Available in Russian
Authors: Ivan Krastev, Stephen Holmes
DOI: 10.21128/1812-7126-2019-1-11-20
Keywords: Central and Eastern Europe; imitation; liberalism; migration; nationalism; values
The authors of the essay provide an explanation of a number of paradoxes in the relationship between the Central and Eastern Europe and Western values. One of the motivations of the anticommunist movement in the European countries belonging to the so-called Socialist Commonwealth was the desire to establish the Western “normality”. After the revolutions of 1989, the countries of the region started reforms by introducing rules and institutions transferred from the West. At the same time, those Central and East Europeans that were not ready to wait for results went to the West, which caused partially dramatical population losses, especially among young people. The copying or imitation of the Western models was not finished after the transition period was completed. It turned out that the original model itself has dynamic content and is permanently changing, which awoke expectations that Central and East European countries also should permanently modify their legal and social orders. However, in some of these countries a part of the society as well as of the political elite were unsatisfied with the newest modifications in the Western ideology and tried to abandon the strategy of unconditional adaptation to the Western models. The highlight of this strategy is the claim of the ruling elites of several countries, especially in Hungary and Poland, to a new role: just these countries pretend to defend the Western European or even the Western Christian (English: occidental, German: abendländisch) tradition. The transformation of the Central and East European countries to bastions of the Western culture has, among other things, to decrease attraction of the move to the Western part of the subcontinent and, in that way, to reduce the emigration of the autochthon population.
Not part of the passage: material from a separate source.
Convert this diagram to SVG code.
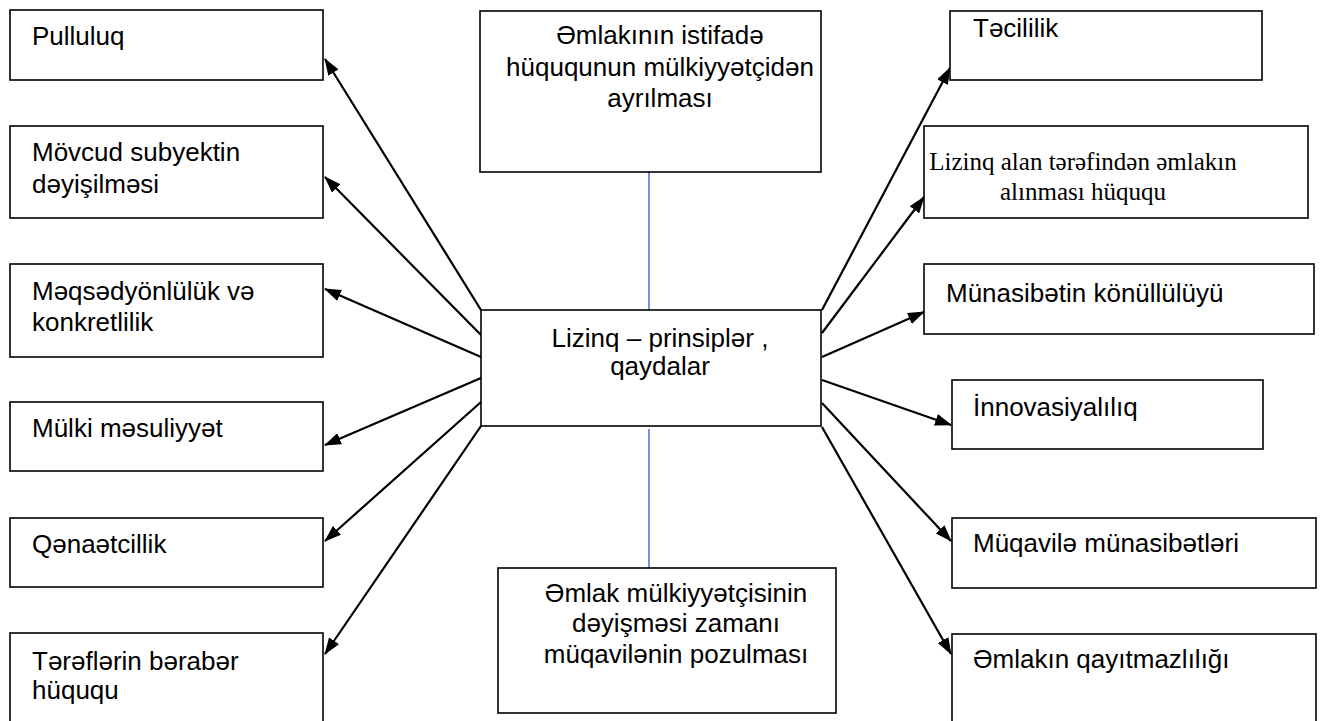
<svg xmlns="http://www.w3.org/2000/svg" width="1326" height="721" viewBox="0 0 1326 721">
<defs>
<style>
.box{fill:#fff;stroke:#000;stroke-width:1.6}
.t{font-family:"Liberation Sans",Arial,sans-serif;font-size:26px;fill:#000}
.tm{font-family:"Liberation Serif","Times New Roman",serif;font-size:25px;fill:#000}
.c{text-anchor:middle}
.arr{stroke:#000;stroke-width:2.2;fill:none;marker-end:url(#ah)}
.blue{stroke:#4472C4;stroke-width:1.5;fill:none}
</style>
<marker id="ah" viewBox="0 0 17 12" refX="16" refY="6" markerWidth="17" markerHeight="12" orient="auto" markerUnits="userSpaceOnUse">
<path d="M0,0 L17,6 L0,12 z" fill="#000"/>
</marker>
</defs>
<rect width="1326" height="721" fill="#fff"/>

<g id="connectors">
<line class="blue" x1="649" y1="172" x2="649" y2="310"/>
<line class="blue" x1="649" y1="429" x2="649" y2="568"/>
<line class="arr" x1="481" y1="310" x2="325" y2="59"/>
<line class="arr" x1="481" y1="335" x2="325" y2="177"/>
<line class="arr" x1="481" y1="357" x2="325" y2="289"/>
<line class="arr" x1="481" y1="378" x2="325" y2="445"/>
<line class="arr" x1="481" y1="402" x2="325" y2="541"/>
<line class="arr" x1="481" y1="426" x2="325" y2="654"/>
<line class="arr" x1="822" y1="310" x2="950" y2="68"/>
<line class="arr" x1="822" y1="333" x2="924" y2="197"/>
<line class="arr" x1="822" y1="357" x2="924" y2="312"/>
<line class="arr" x1="822" y1="380" x2="951" y2="425"/>
<line class="arr" x1="822" y1="403" x2="951" y2="541"/>
<line class="arr" x1="822" y1="427" x2="951" y2="654"/>
</g>

<g id="center">
<rect class="box" x="481" y="310" width="340" height="116"/>
<text class="t c" x="660" y="347">Lizinq – prinsiplər ,</text>
<text class="t c" x="660" y="375">qaydalar</text>
</g>

<g id="top-center">
<rect class="box" x="480" y="11" width="341" height="161"/>
<text class="t c" x="660" y="44">Əmlakının istifadə</text>
<text class="t c" x="660" y="76">hüququnun mülkiyyətçidən</text>
<text class="t c" x="660" y="107">ayrılması</text>
</g>

<g id="bottom-center">
<rect class="box" x="498" y="568" width="338" height="145"/>
<text class="t c" x="676" y="602">Əmlak mülkiyyətçisinin</text>
<text class="t c" x="676" y="632">dəyişməsi zamanı</text>
<text class="t c" x="676" y="663">müqavilənin pozulması</text>
</g>

<g id="pulluluq">
<rect class="box" x="10" y="10" width="313" height="70"/>
<text class="t" x="32" y="45">Pulluluq</text>
</g>
<g id="movcud">
<rect class="box" x="10" y="126" width="313" height="92"/>
<text class="t" x="32" y="161">Mövcud subyektin</text>
<text class="t" x="32" y="193">dəyişilməsi</text>
</g>
<g id="meqsed">
<rect class="box" x="10" y="264" width="313" height="93"/>
<text class="t" x="32" y="300">Məqsədyönlülük və</text>
<text class="t" x="32" y="331">konkretlilik</text>
</g>
<g id="mulki">
<rect class="box" x="10" y="402" width="313" height="69"/>
<text class="t" x="32" y="437">Mülki məsuliyyət</text>
</g>
<g id="qenaet">
<rect class="box" x="10" y="518" width="313" height="69"/>
<text class="t" x="32" y="553">Qənaətcillik</text>
</g>
<g id="teref">
<rect class="box" x="10" y="633" width="313" height="100"/>
<text class="t" x="32" y="670">Tərəflərin bərabər</text>
<text class="t" x="32" y="699">hüququ</text>
</g>

<g id="tecililik">
<rect class="box" x="950" y="11" width="312" height="69"/>
<text class="t" x="973" y="37">Təcililik</text>
</g>
<g id="lizinq-alan">
<rect class="box" x="924" y="126" width="384" height="92"/>
<text class="tm c" x="1083" y="170">Lizinq alan tərəfindən əmlakın</text>
<text class="tm c" x="1083" y="200">alınması hüququ</text>
</g>
<g id="munasibet">
<rect class="box" x="924" y="264" width="390" height="70"/>
<text class="t" x="946" y="302">Münasibətin könüllülüyü</text>
</g>
<g id="innovasiya">
<rect class="box" x="952" y="380" width="311" height="69"/>
<text class="t" x="973" y="416">İnnovasiyalılıq</text>
</g>
<g id="muqavile">
<rect class="box" x="952" y="518" width="364" height="70"/>
<text class="t" x="973" y="552">Müqavilə münasibətləri</text>
</g>
<g id="qayitmaz">
<rect class="box" x="952" y="634" width="364" height="100"/>
<text class="t" x="973" y="668">Əmlakın qayıtmazlılığı</text>
</g>
</svg>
About the authors: Ivan Krastev – Chairman of the Centre for Liberal Strategies, Sofia, Bulgaria; permanent fellow at the Institute for Human Sciences, Vienna, Austria; Stephen Holmes – Walter E. Meyer Professor of Law, New York University, New York, USA.
Citation: Krastev I., Holmes S. (2019) Imitatsiya i eyo otritsanie [Imitation and its discontents]. Sravnitel'noe konstitutsionnoe obozrenie, vol. 28, no. 1, pp. 11–20. (In Russian).